• [Stated goal]
Leaving the pictures out, print the lines from the first line of the listing through the line containing "from matplotlib.ticker import FuncFormatter", exactly as they read, and no others.

*****

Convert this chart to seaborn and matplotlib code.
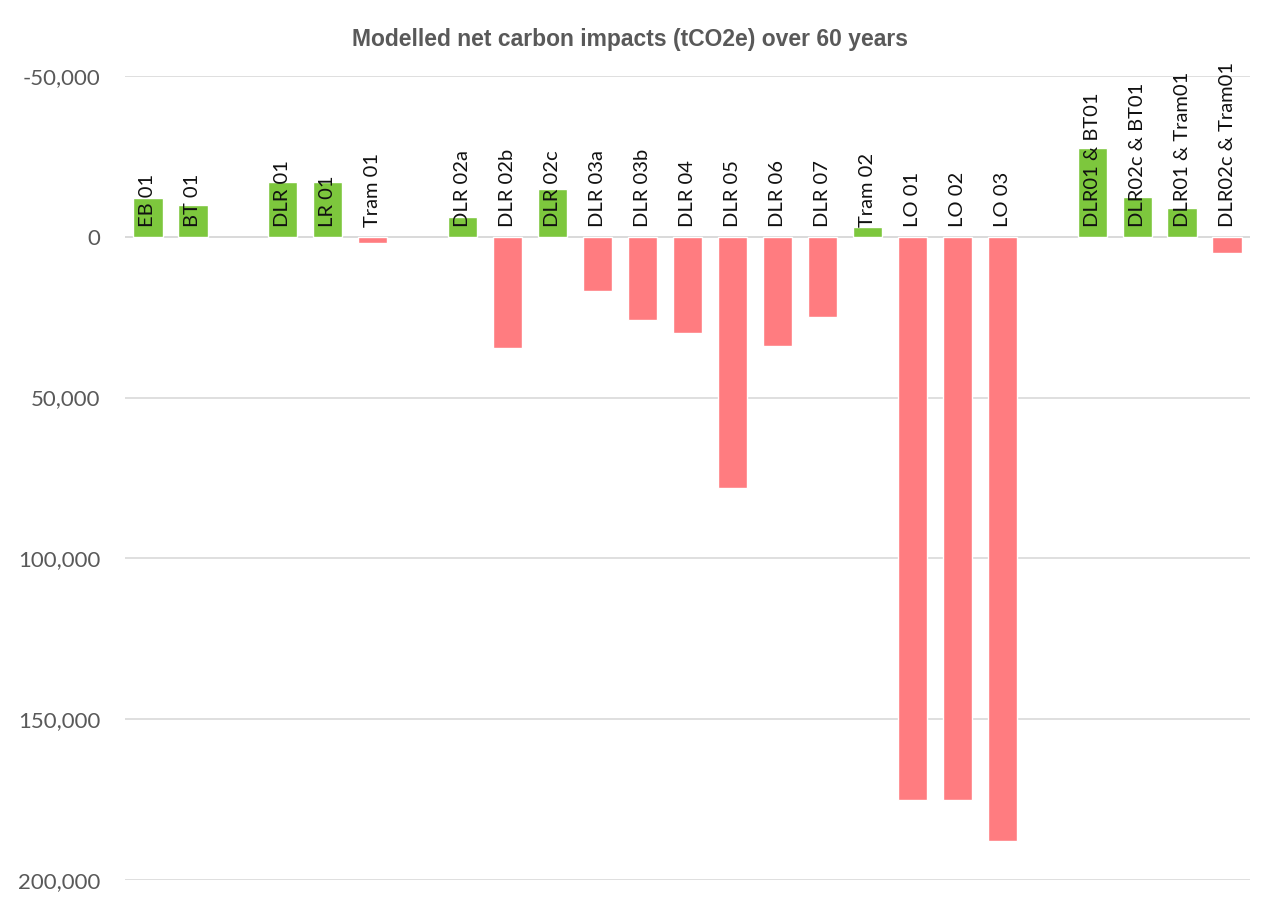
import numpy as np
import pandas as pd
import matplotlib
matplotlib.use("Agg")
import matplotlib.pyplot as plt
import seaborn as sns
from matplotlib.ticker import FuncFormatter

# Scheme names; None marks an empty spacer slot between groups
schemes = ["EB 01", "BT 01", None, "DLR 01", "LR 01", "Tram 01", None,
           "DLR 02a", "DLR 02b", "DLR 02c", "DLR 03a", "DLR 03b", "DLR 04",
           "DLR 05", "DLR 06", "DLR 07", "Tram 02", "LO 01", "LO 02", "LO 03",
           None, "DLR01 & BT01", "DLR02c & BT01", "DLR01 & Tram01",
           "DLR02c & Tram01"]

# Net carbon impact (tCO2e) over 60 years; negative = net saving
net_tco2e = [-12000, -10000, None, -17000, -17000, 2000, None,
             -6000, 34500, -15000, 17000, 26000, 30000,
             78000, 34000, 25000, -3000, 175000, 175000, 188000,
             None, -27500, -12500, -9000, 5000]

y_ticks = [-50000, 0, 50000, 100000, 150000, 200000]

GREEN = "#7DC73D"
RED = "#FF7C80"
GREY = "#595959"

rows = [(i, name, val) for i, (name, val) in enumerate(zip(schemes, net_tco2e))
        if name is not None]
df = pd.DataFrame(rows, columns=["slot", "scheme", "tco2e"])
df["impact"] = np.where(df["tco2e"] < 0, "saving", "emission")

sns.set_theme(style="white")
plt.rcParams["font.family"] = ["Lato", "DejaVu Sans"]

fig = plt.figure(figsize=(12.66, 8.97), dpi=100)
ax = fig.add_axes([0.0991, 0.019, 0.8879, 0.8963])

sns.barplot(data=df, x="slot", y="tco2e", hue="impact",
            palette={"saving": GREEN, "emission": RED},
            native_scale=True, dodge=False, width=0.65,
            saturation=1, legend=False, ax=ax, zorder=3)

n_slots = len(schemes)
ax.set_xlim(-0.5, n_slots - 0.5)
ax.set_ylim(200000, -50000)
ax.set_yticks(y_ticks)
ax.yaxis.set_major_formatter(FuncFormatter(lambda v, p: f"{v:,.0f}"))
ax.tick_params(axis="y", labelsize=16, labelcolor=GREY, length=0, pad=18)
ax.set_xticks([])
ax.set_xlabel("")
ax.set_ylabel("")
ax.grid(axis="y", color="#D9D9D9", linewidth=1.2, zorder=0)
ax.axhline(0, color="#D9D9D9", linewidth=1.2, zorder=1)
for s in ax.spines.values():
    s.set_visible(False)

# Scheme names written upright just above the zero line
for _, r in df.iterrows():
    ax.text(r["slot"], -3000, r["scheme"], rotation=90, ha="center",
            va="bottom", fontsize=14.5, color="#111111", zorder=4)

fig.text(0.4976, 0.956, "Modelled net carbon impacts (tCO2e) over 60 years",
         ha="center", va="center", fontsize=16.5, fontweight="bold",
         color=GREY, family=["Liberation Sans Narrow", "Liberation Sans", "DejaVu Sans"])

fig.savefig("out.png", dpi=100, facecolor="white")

*****

• [Written answer]
Convert this chart to seaborn and matplotlib code.
import numpy as np
import pandas as pd
import matplotlib
matplotlib.use("Agg")
import matplotlib.pyplot as plt
import seaborn as sns
from matplotlib.ticker import FuncFormatter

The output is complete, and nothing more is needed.